Over 30 highway development projects worth over Rs 8,800 crore are stuck for want of land.

Land acquisition has been delayed by various government agencies including State administrations and the Environment Ministry as also because of the disagreements on the price to be paid to land owners.

The National Highways Authority of India depends on State governments to make land available.

The projects were awarded in 2009 and 2010 to companies such as IL&FS Transportation Networks Ltd (ITNL), Larsen and Toubro, Soma Enterprises, IVRCL, Reliance Infrastructure, Sadbhav Engineering, GVK, HCC Ltd, Madhucon Projects, and B Seenaiah & Company. The estimated value of some of the projects, according to 2009-2010 prices, are: HCC’s three projects (over Rs 2,600 crore), KMC (Rs 2,500 crore), Reliance Infrastructure (Rs 953 crore), ITNL with Punj Lloyd (Rs 1,460 crore), IRB with MRM (Rs 705 crore), GVK (Rs 593 crore).


The delay in land acquisition for these projects, many of which are for four-laning, is bloating project related costs.

First, the cost of finance has gone up.

“The interest costs were 8-8.5 per cent two years ago. Now, they are 12-12.5 per cent,” says Athar Shahab, Chairman, CII Infrastructure Committee. He is Deputy Managing Director of IDFC Projects, a company whose project with a Malaysian firm has only 5 per cent of the land needed.

Second, there is annual input cost escalation of 7-8 per cent.

Third, there is an impact on the revenue earnings of companies, as they cannot start collecting tolls.

The issue of environment clearance is also impacting some 40 projects, says M. Murali, Director-General, National Highway Developers Federation.

“Most of the roadside plantations have been declared as forest land. So, widening of roads requires environment clearance, a minimum one-year exercise,” says Athar Shahab.

“NHAI should disclose the extent of land acquired for each project at the pre-bid meeting stage itself.”
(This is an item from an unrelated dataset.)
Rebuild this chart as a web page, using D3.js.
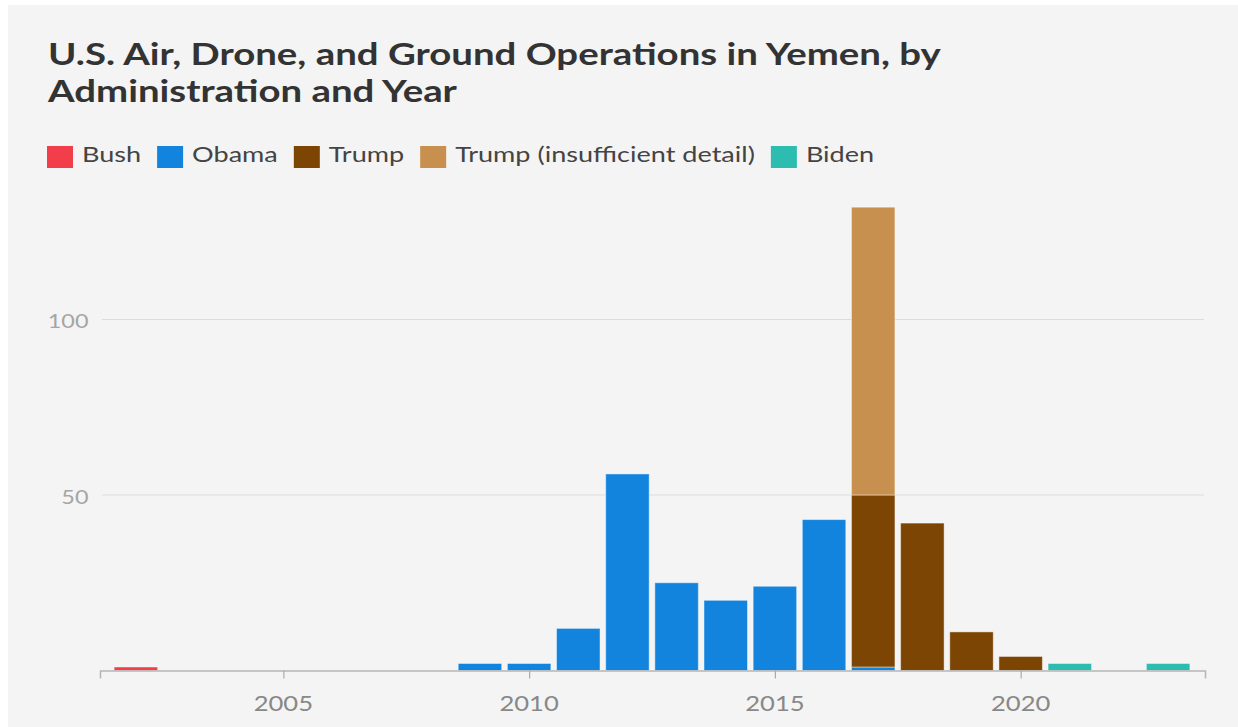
<!DOCTYPE html>
<html>
<head>
<meta charset="utf-8">
<script src="https://cdn.jsdelivr.net/npm/d3@7"></script>
<style>
  body { margin: 0; background: #fff; }
  svg text { font-family: Lato, "Open Sans", sans-serif; }
</style>
</head>
<body>
<script>
// chart size
var width = 1238;
var height = 727;

// data
var years = [2002, 2003, 2004, 2005, 2006, 2007, 2008, 2009, 2010, 2011, 2012,
             2013, 2014, 2015, 2016, 2017, 2018, 2019, 2020, 2021, 2022, 2023];
var bush              = [1, 0, 0, 0, 0, 0, 0, 0, 0, 0, 0, 0, 0, 0, 0, 0, 0, 0, 0, 0, 0, 0];
var obama             = [0, 0, 0, 0, 0, 0, 0, 2, 2, 12, 56, 25, 20, 24, 43, 1, 0, 0, 0, 0, 0, 0];
var trump             = [0, 0, 0, 0, 0, 0, 0, 0, 0, 0, 0, 0, 0, 0, 0, 49, 42, 11, 4, 0, 0, 0];
var trumpInsufficient = [0, 0, 0, 0, 0, 0, 0, 0, 0, 0, 0, 0, 0, 0, 0, 82, 0, 0, 0, 0, 0, 0];
var biden             = [0, 0, 0, 0, 0, 0, 0, 0, 0, 0, 0, 0, 0, 0, 0, 0, 0, 0, 0, 2, 0, 2];

var seriesKeys   = ['bush', 'obama', 'trump', 'trumpInsufficient', 'biden'];
var seriesLabels = ['Bush', 'Obama', 'Trump', 'Trump (insufficient detail)', 'Biden'];
var seriesColors = ['#f23e4b', '#1384de', '#7c4504', '#c8904f', '#2dbcb0'];

var xTicks = [2005, 2010, 2015, 2020];
var yTicks = [50, 100];

// the original font is wider than Lato, so text gets stretched sideways
var titleStretch = 1.28;
var legendStretch = 1.32;
var xLabelStretch = 1.22;
var yLabelStretch = 1.17;

// build rows for the stack
var rows = years.map(function(yr, i) {
  return {year: yr, bush: bush[i], obama: obama[i], trump: trump[i],
          trumpInsufficient: trumpInsufficient[i], biden: biden[i]};
});

var svg = d3.select('body').append('svg')
  .attr('width', width)
  .attr('height', height);

// grey panel
svg.append('rect')
  .attr('x', 8)
  .attr('y', 5)
  .attr('width', width - 8)
  .attr('height', height - 5)
  .attr('fill', '#f4f4f4');

// title
var title = svg.append('text')
  .attr('transform', 'translate(48,65) scale(' + titleStretch + ',1)')
  .attr('fill', '#333')
  .style('font-size', '30px')
  .style('font-weight', 700);
title.append('tspan').attr('x', 0).text('U.S. Air, Drone, and Ground Operations in Yemen, by');
title.append('tspan').attr('x', 0).attr('dy', 36.7).text('Administration and Year');

// scales
var x = d3.scaleLinear()
  .domain([2001.27, 2023.75])
  .range([100, 1205]);

var y = d3.scaleLinear()
  .domain([0, 100])
  .range([670.5, 319.5]);

var color = d3.scaleOrdinal().domain(seriesKeys).range(seriesColors);

// legend
var legend = svg.append('g').attr('transform', 'translate(47,146)');
var lx = 0;
seriesKeys.forEach(function(key, i) {
  var item = legend.append('g').attr('transform', 'translate(' + lx + ',0)');
  item.append('rect')
    .attr('width', 26)
    .attr('height', 22)
    .attr('fill', color(key));
  var t = item.append('text')
    .attr('transform', 'translate(35,16) scale(' + legendStretch + ',1)')
    .attr('fill', '#444')
    .style('font-size', '20.5px')
    .text(seriesLabels[i]);
  lx += 35 + t.node().getComputedTextLength() * legendStretch + 16;
});

// gridlines
svg.append('g').selectAll('line')
  .data(yTicks)
  .enter().append('line')
  .attr('x1', 102)
  .attr('x2', 1204)
  .attr('y1', function(d) { return y(d); })
  .attr('y2', function(d) { return y(d); })
  .attr('stroke', '#dcdcdc')
  .attr('stroke-width', 1.2);

svg.append('g').selectAll('text')
  .data(yTicks)
  .enter().append('text')
  .attr('transform', function(d) { return 'translate(88.5,' + (y(d) + 8.5) + ') scale(' + yLabelStretch + ',1)'; })
  .attr('text-anchor', 'end')
  .attr('fill', '#a5a5a5')
  .style('font-size', '20px')
  .text(function(d) { return d; });

// bars
var stacked = d3.stack().keys(seriesKeys)(rows);
var barW = 43.5;

svg.append('g').selectAll('g')
  .data(stacked)
  .enter().append('g')
  .attr('fill', function(d) { return color(d.key); })
  .selectAll('rect')
  .data(function(d) { return d.filter(function(p) { return p[1] > p[0]; }); })
  .enter().append('rect')
  .attr('x', function(d) { return x(d.data.year) - barW / 2; })
  .attr('width', barW)
  .attr('y', function(d) { return y(d[1]); })
  .attr('height', function(d) { return y(d[0]) - y(d[1]); })
  .attr('stroke', 'rgba(255,255,255,0.45)')
  .attr('stroke-width', 1);

// x axis
var xAxis = svg.append('g')
  .attr('transform', 'translate(0,' + y(0) + ')')
  .call(d3.axisBottom(x).tickValues(xTicks).tickFormat('').tickSize(8));

xAxis.select('.domain').attr('stroke', '#b5b5b5').attr('stroke-width', 1.5);
xAxis.selectAll('.tick line').attr('stroke', '#aaa').attr('stroke-width', 1.2);

svg.append('g').selectAll('text')
  .data(xTicks)
  .enter().append('text')
  .attr('transform', function(d) { return 'translate(' + x(d) + ',' + (y(0) + 40) + ') scale(' + xLabelStretch + ',1)'; })
  .attr('text-anchor', 'middle')
  .attr('fill', '#888')
  .style('font-size', '21px')
  .text(function(d) { return d; });
</script>
</body>
</html>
While a clause in the concession agreement provides for some penalty payment by NHAI for such delays, some players admit in private that the amount is rather low for them to pursue it with the Authority. Others say the NHAI asks them to waive such penalties.


“In the long run, this will add to litigation,” says another company head. Moreover, most players expect that the concession period — the number of years for which these companies have the right to collect toll — will get extended.

Also, lending agencies have become more careful about checking all these details.